Seconds (1966) I Rinati di John Frankenheimer, quando una seconda vita non basta



Nel mio viaggio alla scoperta del cinema di John Frankenheimer, questa volta, ho scelto di approcciarmi alla sua parte di filmografia degli inizi cadendo direttamente al suo ottavo film uscito nel 1966, da noi in Italia conosciuto con il fuorviante titolo di "Operazione Diabolica". Frankenheimer aveva completato diversi film di successo prima del suo coinvolgimento nel progetto, vale a dire "Birdman of Alcatraz" (1962), "The Manchurian Candidate" (1962) e "Seven Days in May (1964). Questi ultimi due film insieme a "Seconds" sono talvolta indicati come la "trilogia della paranoia" di Frankenheimer. 



Sinceramente non sentivo una tale venatura dark in un prodotto sci-fi se non in "Brazil" di Terry Gilliam, anche se in quello è proprio il finale che spiazza, in questo lavoro di Frankenheimer la risolutezza con cui piano piano l'angoscia prende piede è resa sin dai primi minuti con maestria. Il connubio del regista con il direttore della fotografia James Wong Howe (cinque decadi d'esperienza e si vedono) è sublime, il primo innesta applicazioni di regia tipicamente europee (francese su tutti) e invece il secondo adopera la conoscenza svolta nel cinema muto per ampliare la potenza visiva del racconto, che nonostante abbia dalla sua molti dialoghi importanti non perde spazio e unifica l'aspetto prettamente estetico della distorsione/deformazione del girato a proprio vantaggio. In questo la sceneggiatura di Lewis John Carlino adatta ottimamente il libro omonimo scritto da David Ely.
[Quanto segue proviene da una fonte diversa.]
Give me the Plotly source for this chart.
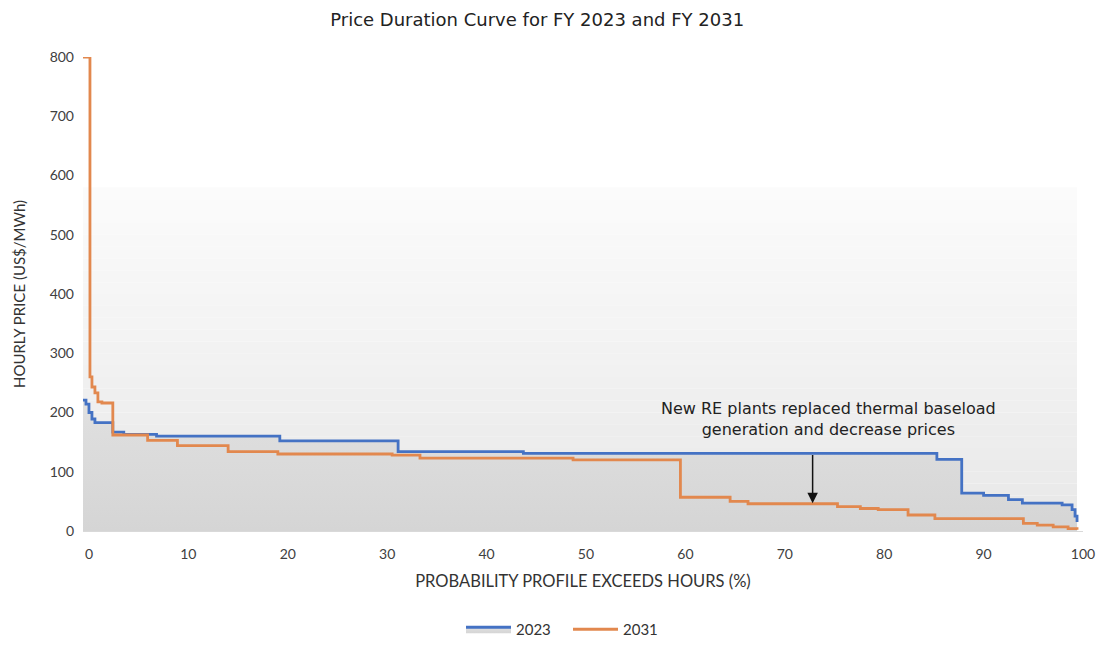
import plotly.graph_objects as go

# duration curve steps (x = % of hours exceeded, y = US$/MWh)
pct_2023 = [-0.6, -0.3, 0.0, 0.3, 0.6, 2.4, 3.5, 6.8, 19.2, 31.1, 43.7, 85.3,
            87.8, 90.0, 92.5, 93.9, 97.9, 98.9, 99.2, 99.4]
price_2023 = [221, 214, 200, 189, 183, 167, 163, 160, 152, 134, 131, 121,
              64, 60, 53, 47, 44, 36, 25, 15]

pct_2031 = [-0.6, 0.1, 0.3, 0.6, 0.9, 1.3, 2.4, 5.9, 8.9, 14.0, 19.0, 30.5,
            33.3, 48.7, 59.5, 64.5, 66.3, 75.3, 77.6, 79.4, 82.4, 85.1, 94.0,
            95.4, 97.0, 98.5, 99.4]
price_2031 = [800, 260, 243, 233, 218, 216, 162, 153, 144, 134, 130, 128,
              123, 120, 57, 50, 46, 41, 38, 36, 27, 21, 13, 10, 7, 4, 2]

x_ticks = [0, 10, 20, 30, 40, 50, 60, 70, 80, 90, 100]
y_ticks = [0, 100, 200, 300, 400, 500, 600, 700, 800]

BLUE = "#4472C4"
ORANGE = "#E2884E"

fig = go.Figure()

fig.add_trace(go.Scatter(
    x=pct_2023, y=price_2023, name="2023", mode="lines",
    line=dict(color=BLUE, width=2.8, shape="hv"),
    fill="tozeroy",
    fillgradient=dict(type="vertical", start=0, stop=221,
                      colorscale=[[0, "#d5d5d5"], [1, "#e0e0e0"]]),
))
fig.add_trace(go.Scatter(
    x=pct_2031, y=price_2031, name="2031", mode="lines",
    line=dict(color=ORANGE, width=2.8, shape="hv"),
    cliponaxis=False,
))

# soft vertical gradient behind the curves
n_bands = 29
for i in range(n_bands):
    t = i / (n_bands - 1)
    c = int(round(232 + (251 - 232) * t))
    fig.add_shape(type="rect", xref="x", yref="y", layer="below",
                  x0=-0.6, x1=99.4, y0=i * 20, y1=(i + 1) * 20,
                  line=dict(width=0), fillcolor=f"rgb({c},{c},{c})")

fig.add_annotation(
    x=72.8, y=47, ax=72.8, ay=131, xref="x", yref="y", axref="x", ayref="y",
    text="", showarrow=True, arrowhead=2, arrowsize=1.4, arrowwidth=1.5,
    arrowcolor="#111111",
)
fig.add_annotation(
    x=74.4, y=189, xref="x", yref="y", showarrow=False,
    text="New RE plants replaced thermal baseload<br>generation and decrease prices",
    font=dict(family="DejaVu Sans", size=16, color="#222222"),
    align="center",
)

# page body adds an 8px offset, so the figure is drawn 8px smaller
fig.update_layout(
    width=1107, height=638,
    margin=dict(l=75, r=32, t=49, b=115),
    paper_bgcolor="white", plot_bgcolor="white",
    title=dict(text="Price Duration Curve for FY 2023 and FY 2031",
               x=0.478, xanchor="center", y=0.992, yanchor="top",
               font=dict(family="DejaVu Sans", size=18, color="#222222")),
    showlegend=True,
    legend=dict(orientation="h", x=0.485, xanchor="center",
                yref="container", y=0.0, yanchor="bottom",
                font=dict(family="Lato", size=15, color="#333333"),
                itemwidth=45, entrywidth=47),
    xaxis=dict(
        range=[-0.6, 100], tickvals=x_ticks, showgrid=False, zeroline=False,
        showline=True, linecolor="#d9d9d9", linewidth=1, ticks="",
        ticklabelstandoff=10,
        tickfont=dict(family="Lato", size=14, color="#404040"),
        title=dict(text="PROBABILITY PROFILE EXCEEDS HOURS (%)", standoff=14,
                   font=dict(family="Lato", size=16.5, color="#333333")),
    ),
    yaxis=dict(
        range=[0, 800], tickvals=y_ticks, showgrid=False, zeroline=False,
        showline=False, ticks="", ticklabelstandoff=8,
        tickfont=dict(family="Lato", size=14, color="#404040"),
        title=dict(text="HOURLY PRICE (US$/MWh)", standoff=20,
                   font=dict(family="Lato", size=15, color="#333333")),
    ),
)

fig.write_html("out.html")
Rock Hudson (terza scelta dopo i mancati Kirk Douglas & Laurence Olivier) destruttura la propria immagine, fino ad allora considerato come divo Hollywoodiano vecchia maniera in modo esemplare, ma anche il resto del cast non è da meno come la bellissima nella sua ambiguità relativa al personaggio Salome Jens (la sua scena nella classica festa di folkore è tutta da vedere), per non parlare anche di John Randolph, Murray Hamilton e Will Geer. La spirale di destrutturazione della personalità, rinascita spirituale e decadimento emotivo sono svolte da manuale e il contesto in cui tutto succede ha un fascino d'altri tempi, merito pure della colonna sonora suggestiva di Jerry Goldsmith che ben si sposa con le scenografie (al limite del surreale) di Ted Haworth e John P. Austin. Un film che è un'oasi felice tra la Golden Age Hollywodiana che chiude i battenti (Noir) e la rivoluzionaria New Hollywood sorta dopo, un incubo esistenziale che sfocia nella corrosiva satira sociale ai confini dello sci-fi distopico.